Janus structure Ir–Ir3Ce@IrO2 nanocrystals as excellent bifunctionality catalysts for acidic overall water splitting

Abstract

Enhancing the catalytic performance of iridium (Ir)-based catalysts for water electrolysis under acidic conditions presents a significant challenge. This difficulty primarily arises from the substantial energy barriers associated with the four-electron–proton coupled oxygen evolution reaction (OER) at the anode and the two-electron transfer hydrogen evolution reaction (HER) at the cathode. This study successfully synthesized a novel type of Ir–Ir₃Ce@IrO₂ nanoparticles supported on defective carbon materials (DCMs; Ir–Ir₃Ce@IrO₂/DCMs) using freeze-drying and conversion methods. Notably, the catalyst core features a unique Janus structure comprising metal and alloy components.
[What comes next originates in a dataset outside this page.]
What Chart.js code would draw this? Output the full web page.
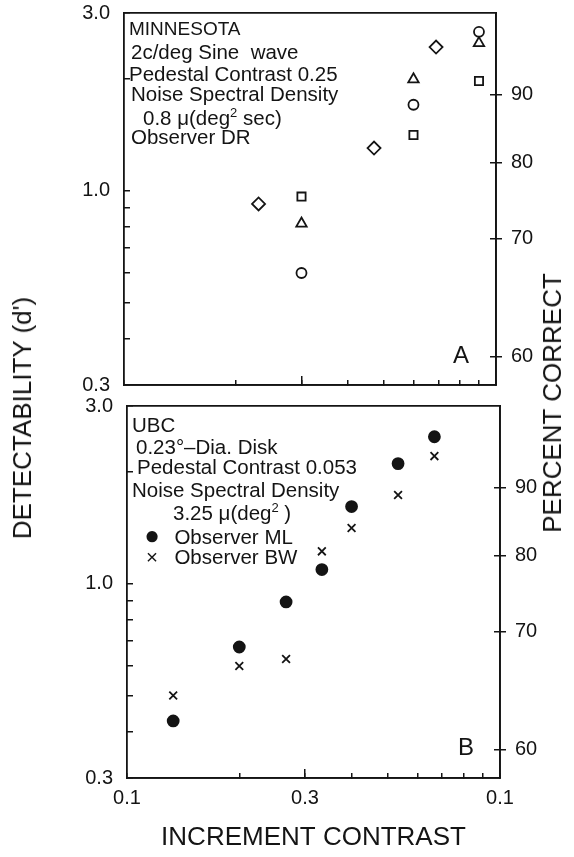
<!DOCTYPE html>
<html>
<head>
<meta charset="utf-8">
<script src="https://cdn.jsdelivr.net/npm/chart.js@4.4.1/dist/chart.umd.min.js"></script>
<style>
  body { margin: 0; background: #fff; }
  #wrap { position: relative; width: 574px; height: 857px; overflow: hidden;
          font-family: "Liberation Sans", Arial, sans-serif; color: #141414; }
  canvas { position: absolute; left: 0; }
  .t { position: absolute; white-space: pre; font-size: 20.5px; line-height: 1; }
  .t sup { font-size: 13px; vertical-align: 8px; line-height: 0; }
  .sym { display: inline-block; width: 22px; text-align: center; }
  .vt { position: absolute; white-space: nowrap; line-height: 1;
        transform: translate(-50%, -50%) rotate(-90deg); }
</style>
</head>
<body>
<div id="wrap">
  <canvas id="chartA" width="574" height="398" style="top:0"></canvas>
  <canvas id="chartB" width="574" height="463" style="top:394px"></canvas>

  <div class="t" style="left:129px;top:19px;font-size:19px">MINNESOTA</div>
  <div class="t" style="left:131px;top:42px">2c/deg Sine  wave</div>
  <div class="t" style="left:129px;top:64px">Pedestal Contrast 0.25</div>
  <div class="t" style="left:131px;top:84px">Noise Spectral Density</div>
  <div class="t" style="left:143px;top:108px">0.8 μ(deg<sup>2</sup> sec)</div>
  <div class="t" style="left:131px;top:127px">Observer DR</div>
  <div class="t" style="left:453px;top:343px;font-size:24px">A</div>

  <div class="t" style="left:132px;top:415px">UBC</div>
  <div class="t" style="left:136px;top:437px">0.23°–Dia. Disk</div>
  <div class="t" style="left:137px;top:457px">Pedestal Contrast 0.053</div>
  <div class="t" style="left:132px;top:480px">Noise Spectral Density</div>
  <div class="t" style="left:173px;top:503px">3.25 μ(deg<sup>2</sup> )</div>
  <div class="t" style="left:141px;top:525px"><span class="sym" style="font-size:26px;line-height:20px">●</span>  Observer ML</div>
  <div class="t" style="left:141px;top:547px"><span class="sym">×</span>  Observer BW</div>
  <div class="t" style="left:458px;top:735px;font-size:24px">B</div>

  <div class="vt" style="left:22px;top:418px;font-size:26px">DETECTABILITY (d')</div>
  <div class="vt" style="left:552px;top:403px;font-size:26px">PERCENT CORRECT</div>
</div>

<script>
// axis ticks
const xTicks = [0.1, 0.2, 0.3, 0.4, 0.5, 0.6, 0.7, 0.8, 0.9, 1.0];
const xTickText = ['0.1', '', '0.3', '', '', '', '', '', '', '0.1'];
const xMajorTicks = [0.3];
const dTicks = [0.3, 0.4, 0.5, 0.6, 0.7, 0.8, 0.9, 1.0, 2.0, 3.0];
const dTickText = ['0.3', '', '', '', '', '', '', '1.0', '', '3.0'];
// d' for 2AFC percent correct 60/70/80/90
const pcTicks = [0.358, 0.742, 1.190, 1.812];
const pcTickText = ['60', '70', '80', '90'];

// panel A - Minnesota, observer DR
const aContrast = [0.3, 0.6, 0.9];
const aCircle = [0.60, 1.70, 2.67];
const aTriangle = [0.815, 1.99, 2.49];
const aSquare = [0.963, 1.41, 1.97];
const aDiamondContrast = [0.23, 0.47, 0.69];
const aDiamond = [0.92, 1.30, 2.43];

// panel B - UBC, observers ML and BW
const bContrast = [0.133, 0.2, 0.267, 0.333, 0.4, 0.533, 0.667];
const bML = [0.427, 0.675, 0.892, 1.09, 1.61, 2.10, 2.48];
const bBW = [0.50, 0.60, 0.627, 1.22, 1.41, 1.73, 2.20];

const INK = '#141414';
const FONT = '"Liberation Sans", Arial, sans-serif';
const W = 574;

function pts(xs, ys) {
    return xs.map((x, i) => ({ x: x, y: ys[i] }));
}

function setTicks(vals) {
    return s => { s.ticks = vals.map(v => ({ value: v })); };
}

// fix an axis box size and drop the label overflow padding
function fixWidth(w) {
    return s => { s.width = w; s.paddingTop = 0; s.paddingBottom = 0; };
}

function scalesFor(g, showX) {
    const tickFont = { family: FONT, size: 20 };
    const logX = { type: 'logarithmic', min: 0.1, max: 1.0 };
    const logY = { type: 'logarithmic', min: 0.3, max: 3.0 };
    const border = { color: INK, width: 1.8 };
    const grid = len => ({ drawOnChartArea: false, tickLength: len, color: INK, lineWidth: 1.5 });
    return {
        x: {
            ...logX, position: 'bottom', weight: 0,
            afterFit: s => { s.height = g.h - g.bottom; },
            afterBuildTicks: setTicks(xTicks),
            grid: grid(-5), border: border,
            ticks: { display: showX, autoSkip: false, maxRotation: 0, padding: 13,
                     color: INK, font: tickFont, callback: (v, i) => xTickText[i] },
            title: { display: showX, text: 'INCREMENT CONTRAST', color: INK,
                     font: { family: FONT, size: 26 }, padding: { top: 0, bottom: 4 } }
        },
        xMaj: {
            ...logX, position: 'bottom', weight: -1,
            afterFit: s => { s.height = 0; },
            afterBuildTicks: setTicks(xMajorTicks),
            grid: grid(-9), border: border, ticks: { display: false }
        },
        xTop: {
            ...logX, position: 'top',
            afterFit: s => { s.height = 0; },
            grid: { display: false }, border: border, ticks: { display: false }
        },
        y: {
            ...logY, position: 'left',
            afterFit: fixWidth(g.left),
            afterBuildTicks: setTicks(dTicks),
            grid: grid(-6), border: border,
            ticks: { autoSkip: false, padding: 20, color: INK, font: tickFont,
                     callback: (v, i) => dTickText[i] }
        },
        yR: {
            ...logY, position: 'right', weight: 0,
            afterFit: fixWidth(W - g.right),
            afterBuildTicks: setTicks(pcTicks),
            grid: grid(6), border: border,
            ticks: { autoSkip: false, padding: 9, color: INK, font: tickFont,
                     callback: (v, i) => pcTickText[i] }
        },
        yRin: {
            ...logY, position: 'right', weight: -1,
            afterFit: fixWidth(0),
            afterBuildTicks: setTicks(pcTicks),
            grid: grid(-6), border: border, ticks: { display: false }
        }
    };
}

function marker(label, data, style, radius, filled) {
    return {
        label: label,
        data: data,
        pointStyle: style,
        pointRadius: radius,
        pointBorderWidth: 1.8,
        pointBorderColor: INK,
        pointBackgroundColor: filled ? INK : 'rgba(0,0,0,0)',
        showLine: false
    };
}

function makePanel(id, g, showX, datasets) {
    return new Chart(document.getElementById(id), {
        type: 'scatter',
        data: { datasets: datasets },
        options: {
            responsive: false,
            animation: false,
            devicePixelRatio: 1,
            layout: { padding: { top: g.top, left: 0, right: 0, bottom: 0 } },
            plugins: { legend: { display: false }, tooltip: { enabled: false } },
            scales: scalesFor(g, showX)
        }
    });
}

makePanel('chartA', { h: 398, top: 13, bottom: 385, left: 124, right: 496 }, false, [
    marker('circle', pts(aContrast, aCircle), 'circle', 5, false),
    marker('triangle', pts(aContrast, aTriangle), 'triangle', 6, false),
    marker('square', pts(aContrast, aSquare), 'rect', 5.8, false),
    marker('diamond', pts(aDiamondContrast, aDiamond), 'rectRot', 6.5, false)
]);

makePanel('chartB', { h: 463, top: 12, bottom: 384, left: 127, right: 500 }, true, [
    marker('Observer ML', pts(bContrast, bML), 'circle', 5.5, true),
    marker('Observer BW', pts(bContrast, bBW), 'crossRot', 5.5, false)
]);
</script>
</body>
</html>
This catalyst demonstrates exceptional acidic OER activity, overall water-splitting catalytic performance, and high stability. Experimental results indicate that the Ir–Ir₃Ce@IrO₂/DCMs electrocatalyst delivers an ultralow overpotential of 210 mV at 10 mA cm⁻² for OER in 0.5 M H₂SO₄. Both structural characteristics and theoretical calculations suggest that Ir–Ir₃Ce@IrO₂/DCMs facilitate charge redistribution owing to various factors, including the alloying of precious metals and rare earth alloys, the Janus structure, and heterogeneous interfaces. The Ir–Ir₃Ce@IrO₂/DCMs || Ir–Ir₃Ce@IrO₂/DCMs electrolyzer can operate in acidic electrolytes for >40 h. This study presents a viable strategy to address the issues of instability and low efficiency associated with Ir-based OER electrocatalysts for acidic overall water splitting.